# Mantua 3d range



## N8ON (Oct 7, 2010)

I have heard of this range, but never been to it. Anyone know where I can get info? Exact location, price, hours, etc?


----------



## middlefork (Nov 2, 2008)

Look up Brigham City Bowmen.
There is a charity shoot today. Headed up shortly.


----------



## middlefork (Nov 2, 2008)

Sorry about the brief reply up above. I was just getting ready to leave.
Directions from Brigham City. Take the first Mantua exit and then take the first right.
That will take you west to a T. At the T make a left and keep going straight. You should run right into it. The sign at the range says $5.00 for non-members.
Again I would contact Brigham City Bowmen if you have any questions.


----------



## archerben (Sep 14, 2007)

http://www.brighambowmen.com/


----------



## Chuck (Mar 28, 2012)

Why would they hold their 3d tournament the same dates as the bowcast at the bird?

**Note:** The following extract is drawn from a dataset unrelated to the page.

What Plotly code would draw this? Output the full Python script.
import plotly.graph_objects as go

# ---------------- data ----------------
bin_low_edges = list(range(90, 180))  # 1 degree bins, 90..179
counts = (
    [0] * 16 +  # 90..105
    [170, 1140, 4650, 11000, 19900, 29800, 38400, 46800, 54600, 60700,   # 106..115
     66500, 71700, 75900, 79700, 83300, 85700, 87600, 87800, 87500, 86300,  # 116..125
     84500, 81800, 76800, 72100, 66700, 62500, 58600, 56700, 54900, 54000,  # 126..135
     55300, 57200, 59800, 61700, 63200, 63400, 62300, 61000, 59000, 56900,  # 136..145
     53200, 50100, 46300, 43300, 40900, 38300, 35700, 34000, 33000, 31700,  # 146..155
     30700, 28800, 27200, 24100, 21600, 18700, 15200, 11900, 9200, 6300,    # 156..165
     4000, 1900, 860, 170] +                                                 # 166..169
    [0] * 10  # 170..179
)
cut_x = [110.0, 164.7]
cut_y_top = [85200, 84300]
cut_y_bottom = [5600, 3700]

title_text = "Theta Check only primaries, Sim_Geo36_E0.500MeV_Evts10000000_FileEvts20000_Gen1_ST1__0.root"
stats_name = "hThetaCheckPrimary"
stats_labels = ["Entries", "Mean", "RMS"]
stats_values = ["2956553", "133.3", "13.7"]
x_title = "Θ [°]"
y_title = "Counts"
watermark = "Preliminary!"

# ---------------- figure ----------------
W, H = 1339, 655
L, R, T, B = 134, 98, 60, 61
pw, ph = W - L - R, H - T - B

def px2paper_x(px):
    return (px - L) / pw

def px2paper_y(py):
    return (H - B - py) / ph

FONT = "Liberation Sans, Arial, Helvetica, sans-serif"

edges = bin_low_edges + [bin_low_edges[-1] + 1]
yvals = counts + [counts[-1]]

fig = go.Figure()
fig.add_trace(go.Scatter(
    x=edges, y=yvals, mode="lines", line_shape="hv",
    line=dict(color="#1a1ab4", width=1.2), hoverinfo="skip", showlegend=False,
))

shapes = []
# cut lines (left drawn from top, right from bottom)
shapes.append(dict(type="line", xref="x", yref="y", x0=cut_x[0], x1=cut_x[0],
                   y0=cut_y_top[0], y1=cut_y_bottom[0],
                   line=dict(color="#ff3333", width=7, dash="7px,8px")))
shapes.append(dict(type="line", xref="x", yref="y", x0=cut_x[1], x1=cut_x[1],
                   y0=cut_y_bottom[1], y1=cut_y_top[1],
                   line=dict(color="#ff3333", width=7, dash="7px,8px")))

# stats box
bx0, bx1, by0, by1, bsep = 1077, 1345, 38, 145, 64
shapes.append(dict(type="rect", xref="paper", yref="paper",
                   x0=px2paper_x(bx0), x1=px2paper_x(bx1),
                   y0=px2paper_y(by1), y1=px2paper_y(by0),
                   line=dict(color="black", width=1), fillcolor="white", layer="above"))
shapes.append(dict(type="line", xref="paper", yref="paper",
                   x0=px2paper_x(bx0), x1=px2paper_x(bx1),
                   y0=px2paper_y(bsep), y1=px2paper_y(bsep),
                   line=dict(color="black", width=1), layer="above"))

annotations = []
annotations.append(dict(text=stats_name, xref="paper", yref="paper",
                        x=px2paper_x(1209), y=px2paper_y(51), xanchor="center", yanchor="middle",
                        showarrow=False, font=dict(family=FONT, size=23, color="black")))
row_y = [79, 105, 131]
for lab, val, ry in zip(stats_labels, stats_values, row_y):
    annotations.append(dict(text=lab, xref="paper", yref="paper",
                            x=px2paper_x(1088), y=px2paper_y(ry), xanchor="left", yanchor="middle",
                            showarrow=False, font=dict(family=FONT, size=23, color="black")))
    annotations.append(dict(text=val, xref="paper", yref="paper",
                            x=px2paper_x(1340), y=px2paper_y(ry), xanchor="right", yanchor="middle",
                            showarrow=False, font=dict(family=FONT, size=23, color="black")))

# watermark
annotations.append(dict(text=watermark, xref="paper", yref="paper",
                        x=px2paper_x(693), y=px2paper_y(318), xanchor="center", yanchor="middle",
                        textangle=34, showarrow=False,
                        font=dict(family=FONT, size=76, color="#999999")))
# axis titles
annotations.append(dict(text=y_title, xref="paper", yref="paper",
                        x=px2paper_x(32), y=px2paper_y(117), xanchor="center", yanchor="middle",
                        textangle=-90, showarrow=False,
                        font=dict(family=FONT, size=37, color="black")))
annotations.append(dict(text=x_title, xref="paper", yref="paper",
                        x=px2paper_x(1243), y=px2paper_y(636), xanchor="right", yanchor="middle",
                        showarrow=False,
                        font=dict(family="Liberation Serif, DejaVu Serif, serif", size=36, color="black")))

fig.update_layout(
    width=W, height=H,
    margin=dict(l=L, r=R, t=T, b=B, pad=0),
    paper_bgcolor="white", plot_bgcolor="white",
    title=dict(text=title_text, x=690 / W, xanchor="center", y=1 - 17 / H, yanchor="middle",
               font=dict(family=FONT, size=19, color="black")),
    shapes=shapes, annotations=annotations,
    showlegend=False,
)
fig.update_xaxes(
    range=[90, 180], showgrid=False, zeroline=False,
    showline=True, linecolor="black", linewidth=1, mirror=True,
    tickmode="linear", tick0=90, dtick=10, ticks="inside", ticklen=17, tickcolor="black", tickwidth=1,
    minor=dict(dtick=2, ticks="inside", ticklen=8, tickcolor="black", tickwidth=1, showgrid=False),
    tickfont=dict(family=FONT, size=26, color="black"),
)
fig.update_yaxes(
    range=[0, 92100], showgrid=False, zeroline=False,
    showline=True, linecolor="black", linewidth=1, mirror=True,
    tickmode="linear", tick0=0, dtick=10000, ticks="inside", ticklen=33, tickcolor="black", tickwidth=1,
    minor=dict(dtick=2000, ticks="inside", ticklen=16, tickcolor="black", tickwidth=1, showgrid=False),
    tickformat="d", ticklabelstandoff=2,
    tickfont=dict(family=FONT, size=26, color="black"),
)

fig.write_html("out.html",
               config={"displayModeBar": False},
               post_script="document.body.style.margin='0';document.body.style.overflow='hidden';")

That's some crappy timing, I would like to go to their shoot.
Are non members welcome to go and shoot anytime, just pay the five bucks?


----------



## TopofUtahArcher (Sep 9, 2009)

They actually planned their shoot dates long before Bowcast did... kind of a standing date with the Brigham Bowmen... Bowcast is all up in arms changing sponsors, owners, dates, targets, etc...


----------



## N8ON (Oct 7, 2010)

Chuck;426073
Are non members welcome to go and shoot anytime said:


> Is there a five dollar fee to go shoot for non-members?


----------



## dkhntrdstn (Sep 7, 2007)

Chuck said:


> Are non members welcome to go and shoot anytime, just pay the five bucks?


Yes they can.


----------